Gertrud Nüsken

Personal information
- Born: 21 December 1917 Saxony-Anhalt, Germany
- Died: 14 August 1972 (aged 54) Königs Wusterhausen, Germany

Chess career
- Country: Germany

= Gertrud Nüsken =

German chess player

Gertrud Nüsken (née Fröhlich; 21 December 1917 – 14 August 1972) was a German chess player who four times won East Germany Women's Chess Championships (1948, 1950, 1953, 1955). She died in the Interflug plane crash near Königs Wusterhausen.

== Life ==
Gertrud Nüsken was a mathematician. She worked in wagon construction as a structural engineer.
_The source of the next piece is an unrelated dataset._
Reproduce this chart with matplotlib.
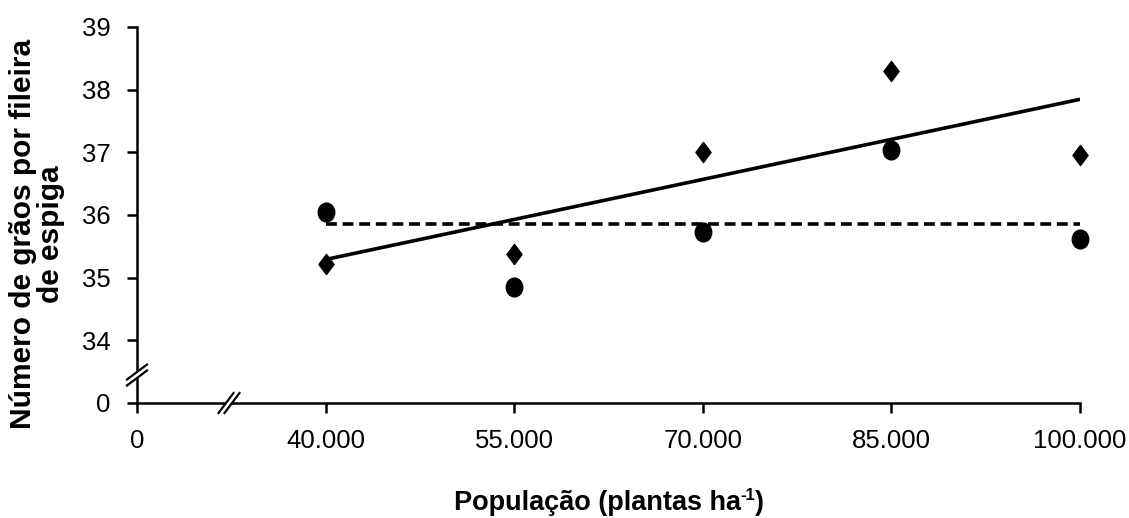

Until his death, she was married to Friedrich “Fritz” Nüsken (1914–1970), the chief structural engineer at Waggonbau Görlitz Corporation, who in 1958 received the National Prize of the German Democratic Republic in second class for science and technology for the development of the articulated double-decker wagon.

== Chess successes ==
Gertrud Nüsken learned to play chess from her husband in 1946. Just two years later, in 1948 in Bad Doberan she won the 1. German women's championship 1948 in the Soviet occupation zone of Germany. She also was GDR Women's Chess Champion three times.

Other her top places in East Germany Women's Chess Championship were:
- in 1949 at 3rd place in Bad Klosterlausnitz, which Mira Kremer won,
- in 1950 shared 1st place with Edith Keller before Mira Kremer in Sömmerda,
- in 1951 at 2nd place behind Mira Kremer in Schwerin,
- in 1952 at 3rd place behind Edith Keller-Herrmann and Mira Kremer in Schwerin,
- in 1953 at 1st place in front of Mira Kremer in Weißenfels,
- in 1954 at 3rd place in Bad Saarow, which Ursula Höroldt won,
- in 1955 at 1st place in front of Ruth Landmesser and Mira Kremer in Zwickau.

In 1954 Gertrud Nüsken took part in the Women's European Zonal Chess tournament. In 1955 she retired from tournament chess.

== Miscellaneous ==
In 1959, Gertrud Nüsken won a film idea competition. The successful DEFA comedy movie Papas neue Freundin (Papa's new girlfriend) was made from her story.